■ Data lines ■
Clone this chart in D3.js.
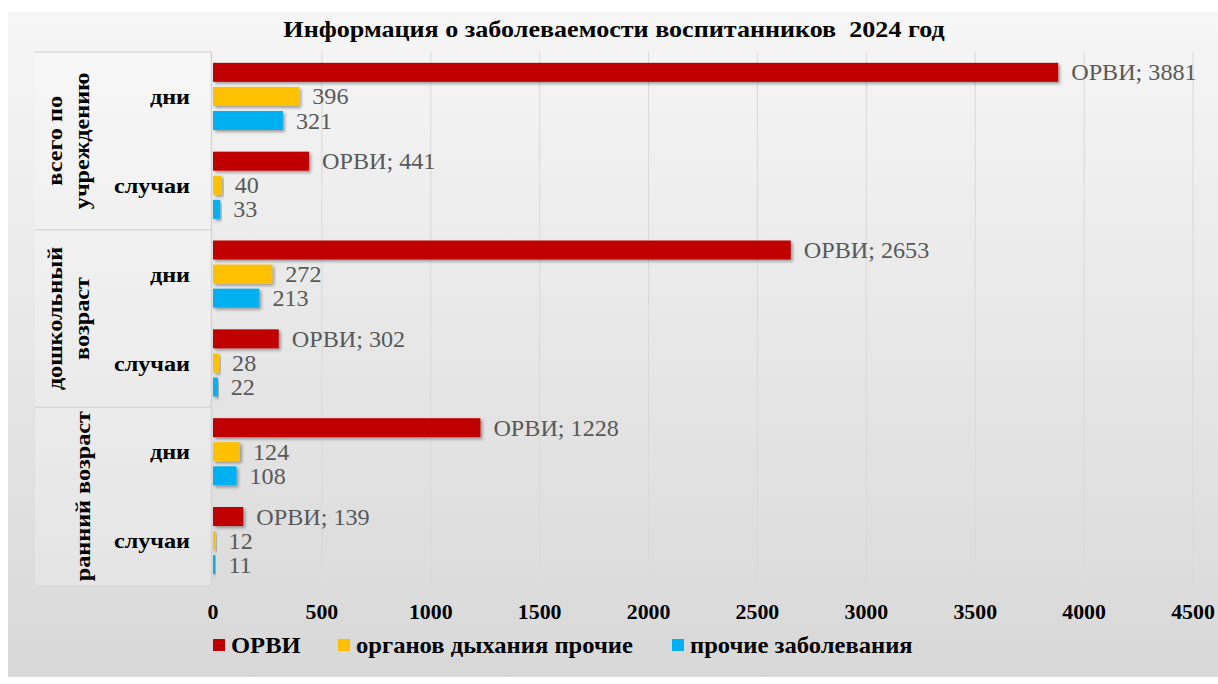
<!DOCTYPE html>
<html>
<head>
<meta charset="utf-8">
<script src="https://cdn.jsdelivr.net/npm/d3@7"></script>
<style>
body { margin: 0; background: #fff; }
svg { display: block; }
</style>
</head>
<body>
<svg id="chart" width="1218" height="684"></svg>
<script>
// data
var groups = ["всего по учреждению", "дошкольный возраст", "ранний возраст"]
var groupLines = [["всего по", "учреждению"], ["дошкольный", "возраст"], ["ранний возраст"]]
var kinds = ["дни", "случаи"]
var seriesNames = ["ОРВИ", "органов дыхания прочие", "прочие заболевания"]
var orvi = [3881, 441, 2653, 302, 1228, 139]
var breath = [396, 40, 272, 28, 124, 12]
var other = [321, 33, 213, 22, 108, 11]
var ticks = [0, 500, 1000, 1500, 2000, 2500, 3000, 3500, 4000, 4500]
var colors = ["#c00000", "#ffc000", "#00b0f0"]

var FONT = "'Liberation Serif', 'Times New Roman', 'DejaVu Serif', serif"
var svg = d3.select("#chart")
var chart = {
	left: 213, right: 1193, top: 52, bottom: 585
}

// text in the picture is a bit wider than the font: stretch it horizontally
function place(x, y, sx, rot) {
	return "translate(" + x + "," + y + ")" + (rot ? " rotate(" + rot + ")" : "") + " scale(" + sx + ",1)"
}

var defs = svg.append("defs")
var grad = defs.append("linearGradient").attr("id", "bg").attr("x1", 0).attr("y1", 0).attr("x2", 0).attr("y2", 1)
grad.append("stop").attr("offset", "0%").attr("stop-color", "#f6f6f6")
grad.append("stop").attr("offset", "100%").attr("stop-color", "#d8d8d8")
defs.append("filter").attr("id", "shadow").attr("x", "-10%").attr("y", "-30%").attr("width", "130%").attr("height", "180%")
	.append("feDropShadow").attr("dx", 2).attr("dy", 2).attr("stdDeviation", 1.5)
	.attr("flood-color", "#000").attr("flood-opacity", 0.35)

svg.append("rect").attr("x", 8).attr("y", 12).attr("width", 1210).attr("height", 665).attr("fill", "url(#bg)")

// rows: group x kind
var rows = []
groups.forEach(function(g, gi) {
	kinds.forEach(function(k, ki) {
		var i = gi * 2 + ki
		rows.push({ id: i, group: gi, kind: k, values: [orvi[i], breath[i], other[i]] })
	})
})

var x = d3.scaleLinear().domain([0, 4500]).range([chart.left, chart.right])
var y = d3.scaleBand().domain(rows.map(function(d) { return d.id })).range([chart.top, chart.bottom])
var yInner = d3.scaleBand().domain([0, 1, 2]).range([0, y.bandwidth()]).paddingInner(0.21).paddingOuter(0.45)

// light box behind category labels
svg.append("rect").attr("x", 35).attr("y", chart.top).attr("width", 176).attr("height", chart.bottom - chart.top)
	.attr("fill", "#ffffff").attr("opacity", 0.25)

// gridlines
svg.append("g").selectAll("line").data(ticks.slice(1)).enter().append("line")
	.attr("x1", function(d) { return x(d) }).attr("x2", function(d) { return x(d) })
	.attr("y1", chart.top).attr("y2", chart.bottom)
	.attr("stroke", "#d9d9d9").attr("stroke-width", 1)

// axis line + group separators
svg.append("line").attr("x1", 211.5).attr("x2", 211.5).attr("y1", chart.top).attr("y2", chart.bottom)
	.attr("stroke", "#d4d4d4").attr("stroke-width", 1.5)
svg.append("g").selectAll("line").data([0, 2, 4]).enter().append("line")
	.attr("x1", 35).attr("x2", 211)
	.attr("y1", function(d) { return y(d) }).attr("y2", function(d) { return y(d) })
	.attr("stroke", "#d9d9d9").attr("stroke-width", 1.5)

// x tick labels
svg.append("g").selectAll("text").data(ticks).enter().append("text")
	.attr("transform", function(d) { return place(x(d), 619, 1.04) })
	.attr("text-anchor", "middle").attr("font-family", FONT)
	.attr("font-weight", "bold").attr("font-size", 21).attr("fill", "#000")
	.text(function(d) { return d })

// bars
var slots = svg.append("g").selectAll("g").data(rows).enter().append("g")
	.attr("transform", function(d) { return "translate(0," + y(d.id) + ")" })

slots.selectAll("rect").data(function(d) { return d.values }).enter().append("rect")
	.attr("x", x(0))
	.attr("y", function(d, i) { return yInner(i) })
	.attr("height", yInner.bandwidth())
	.attr("width", function(d) { return x(d) - x(0) })
	.attr("fill", function(d, i) { return colors[i] })
	.attr("filter", "url(#shadow)")

slots.selectAll("text").data(function(d) { return d.values }).enter().append("text")
	.attr("transform", function(d, i) { return place(x(d) + 13, yInner(i) + yInner.bandwidth() / 2, 1.05) })
	.attr("dy", "0.35em").attr("font-family", FONT)
	.attr("font-size", 23).attr("fill", "#595959")
	.text(function(d, i) { return i == 0 ? "ОРВИ; " + d : d })

// category labels
svg.append("g").selectAll("text").data(rows).enter().append("text")
	.attr("transform", function(d) { return place(190, y(d.id) + y.bandwidth() / 2, 1.1) })
	.attr("dy", "0.35em").attr("text-anchor", "end").attr("font-family", FONT)
	.attr("font-weight", "bold").attr("font-size", 22).attr("fill", "#000")
	.text(function(d) { return d.kind })

// group labels
var gl = svg.append("g").selectAll("text").data(groupLines).enter().append("text")
	.attr("transform", function(d, i) {
		var cy = (y(i * 2) + y(i * 2 + 1) + y.bandwidth()) / 2
		var cx = d.length == 2 ? 54 : 82
		return place(cx, cy, 1.1, -90)
	})
	.attr("text-anchor", "middle").attr("font-family", FONT)
	.attr("font-weight", "bold").attr("font-size", 22).attr("fill", "#000")
gl.selectAll("tspan").data(function(d) { return d }).enter().append("tspan")
	.attr("x", 0).attr("dy", function(d, i) { return i == 0 ? "0.35em" : 27 })
	.text(function(d) { return d })

// title
svg.append("text").attr("transform", place(614, 37, 1.16)).attr("text-anchor", "middle")
	.attr("font-family", FONT)
	.attr("font-weight", "bold").attr("font-size", 22.5).attr("fill", "#000")
	.attr("xml:space", "preserve")
	.text("Информация о заболеваемости воспитанников  2024 год")

// legend
var legendX = [213, 338, 672]
var legend = svg.append("g").selectAll("g").data(seriesNames).enter().append("g")
	.attr("transform", function(d, i) { return "translate(" + legendX[i] + ",645)" })
legend.append("rect").attr("x", 0).attr("y", -6).attr("width", 12).attr("height", 12)
	.attr("fill", function(d, i) { return colors[i] })
legend.append("text").attr("transform", place(18, 0, 1.07)).attr("dy", "0.35em")
	.attr("font-family", FONT)
	.attr("font-weight", "bold").attr("font-size", 23).attr("fill", "#000")
	.text(function(d) { return d })
</script>
</body>
</html>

■ Given instruction ■
Reproduce the material in full, word for word, and omit the pictures.

■ Finished task ■
Clone this chart in D3.js.
<!DOCTYPE html>
<html>
<head>
<meta charset="utf-8">
<script src="https://cdn.jsdelivr.net/npm/d3@7"></script>
<style>
body { margin: 0; background: #fff; }
svg { display: block; }
</style>
</head>
<body>
<svg id="chart" width="1218" height="684"></svg>
<script>
// data
var groups = ["всего по учреждению", "дошкольный возраст", "ранний возраст"]
var groupLines = [["всего по", "учреждению"], ["дошкольный", "возраст"], ["ранний возраст"]]
var kinds = ["дни", "случаи"]
var seriesNames = ["ОРВИ", "органов дыхания прочие", "прочие заболевания"]
var orvi = [3881, 441, 2653, 302, 1228, 139]
var breath = [396, 40, 272, 28, 124, 12]
var other = [321, 33, 213, 22, 108, 11]
var ticks = [0, 500, 1000, 1500, 2000, 2500, 3000, 3500, 4000, 4500]
var colors = ["#c00000", "#ffc000", "#00b0f0"]

var FONT = "'Liberation Serif', 'Times New Roman', 'DejaVu Serif', serif"
var svg = d3.select("#chart")
var chart = {
	left: 213, right: 1193, top: 52, bottom: 585
}

// text in the picture is a bit wider than the font: stretch it horizontally
function place(x, y, sx, rot) {
	return "translate(" + x + "," + y + ")" + (rot ? " rotate(" + rot + ")" : "") + " scale(" + sx + ",1)"
}

var defs = svg.append("defs")
var grad = defs.append("linearGradient").attr("id", "bg").attr("x1", 0).attr("y1", 0).attr("x2", 0).attr("y2", 1)
grad.append("stop").attr("offset", "0%").attr("stop-color", "#f6f6f6")
grad.append("stop").attr("offset", "100%").attr("stop-color", "#d8d8d8")
defs.append("filter").attr("id", "shadow").attr("x", "-10%").attr("y", "-30%").attr("width", "130%").attr("height", "180%")
	.append("feDropShadow").attr("dx", 2).attr("dy", 2).attr("stdDeviation", 1.5)
	.attr("flood-color", "#000").attr("flood-opacity", 0.35)

svg.append("rect").attr("x", 8).attr("y", 12).attr("width", 1210).attr("height", 665).attr("fill", "url(#bg)")

// rows: group x kind
var rows = []
groups.forEach(function(g, gi) {
	kinds.forEach(function(k, ki) {
		var i = gi * 2 + ki
		rows.push({ id: i, group: gi, kind: k, values: [orvi[i], breath[i], other[i]] })
	})
})

var x = d3.scaleLinear().domain([0, 4500]).range([chart.left, chart.right])
var y = d3.scaleBand().domain(rows.map(function(d) { return d.id })).range([chart.top, chart.bottom])
var yInner = d3.scaleBand().domain([0, 1, 2]).range([0, y.bandwidth()]).paddingInner(0.21).paddingOuter(0.45)

// light box behind category labels
svg.append("rect").attr("x", 35).attr("y", chart.top).attr("width", 176).attr("height", chart.bottom - chart.top)
	.attr("fill", "#ffffff").attr("opacity", 0.25)

// gridlines
svg.append("g").selectAll("line").data(ticks.slice(1)).enter().append("line")
	.attr("x1", function(d) { return x(d) }).attr("x2", function(d) { return x(d) })
	.attr("y1", chart.top).attr("y2", chart.bottom)
	.attr("stroke", "#d9d9d9").attr("stroke-width", 1)

// axis line + group separators
svg.append("line").attr("x1", 211.5).attr("x2", 211.5).attr("y1", chart.top).attr("y2", chart.bottom)
	.attr("stroke", "#d4d4d4").attr("stroke-width", 1.5)
svg.append("g").selectAll("line").data([0, 2, 4]).enter().append("line")
	.attr("x1", 35).attr("x2", 211)
	.attr("y1", function(d) { return y(d) }).attr("y2", function(d) { return y(d) })
	.attr("stroke", "#d9d9d9").attr("stroke-width", 1.5)

// x tick labels
svg.append("g").selectAll("text").data(ticks).enter().append("text")
	.attr("transform", function(d) { return place(x(d), 619, 1.04) })
	.attr("text-anchor", "middle").attr("font-family", FONT)
	.attr("font-weight", "bold").attr("font-size", 21).attr("fill", "#000")
	.text(function(d) { return d })

// bars
var slots = svg.append("g").selectAll("g").data(rows).enter().append("g")
	.attr("transform", function(d) { return "translate(0," + y(d.id) + ")" })

slots.selectAll("rect").data(function(d) { return d.values }).enter().append("rect")
	.attr("x", x(0))
	.attr("y", function(d, i) { return yInner(i) })
	.attr("height", yInner.bandwidth())
	.attr("width", function(d) { return x(d) - x(0) })
	.attr("fill", function(d, i) { return colors[i] })
	.attr("filter", "url(#shadow)")

slots.selectAll("text").data(function(d) { return d.values }).enter().append("text")
	.attr("transform", function(d, i) { return place(x(d) + 13, yInner(i) + yInner.bandwidth() / 2, 1.05) })
	.attr("dy", "0.35em").attr("font-family", FONT)
	.attr("font-size", 23).attr("fill", "#595959")
	.text(function(d, i) { return i == 0 ? "ОРВИ; " + d : d })

// category labels
svg.append("g").selectAll("text").data(rows).enter().append("text")
	.attr("transform", function(d) { return place(190, y(d.id) + y.bandwidth() / 2, 1.1) })
	.attr("dy", "0.35em").attr("text-anchor", "end").attr("font-family", FONT)
	.attr("font-weight", "bold").attr("font-size", 22).attr("fill", "#000")
	.text(function(d) { return d.kind })

// group labels
var gl = svg.append("g").selectAll("text").data(groupLines).enter().append("text")
	.attr("transform", function(d, i) {
		var cy = (y(i * 2) + y(i * 2 + 1) + y.bandwidth()) / 2
		var cx = d.length == 2 ? 54 : 82
		return place(cx, cy, 1.1, -90)
	})
	.attr("text-anchor", "middle").attr("font-family", FONT)
	.attr("font-weight", "bold").attr("font-size", 22).attr("fill", "#000")
gl.selectAll("tspan").data(function(d) { return d }).enter().append("tspan")
	.attr("x", 0).attr("dy", function(d, i) { return i == 0 ? "0.35em" : 27 })
	.text(function(d) { return d })

// title
svg.append("text").attr("transform", place(614, 37, 1.16)).attr("text-anchor", "middle")
	.attr("font-family", FONT)
	.attr("font-weight", "bold").attr("font-size", 22.5).attr("fill", "#000")
	.attr("xml:space", "preserve")
	.text("Информация о заболеваемости воспитанников  2024 год")

// legend
var legendX = [213, 338, 672]
var legend = svg.append("g").selectAll("g").data(seriesNames).enter().append("g")
	.attr("transform", function(d, i) { return "translate(" + legendX[i] + ",645)" })
legend.append("rect").attr("x", 0).attr("y", -6).attr("width", 12).attr("height", 12)
	.attr("fill", function(d, i) { return colors[i] })
legend.append("text").attr("transform", place(18, 0, 1.07)).attr("dy", "0.35em")
	.attr("font-family", FONT)
	.attr("font-weight", "bold").attr("font-size", 23).attr("fill", "#000")
	.text(function(d) { return d })
</script>
</body>
</html>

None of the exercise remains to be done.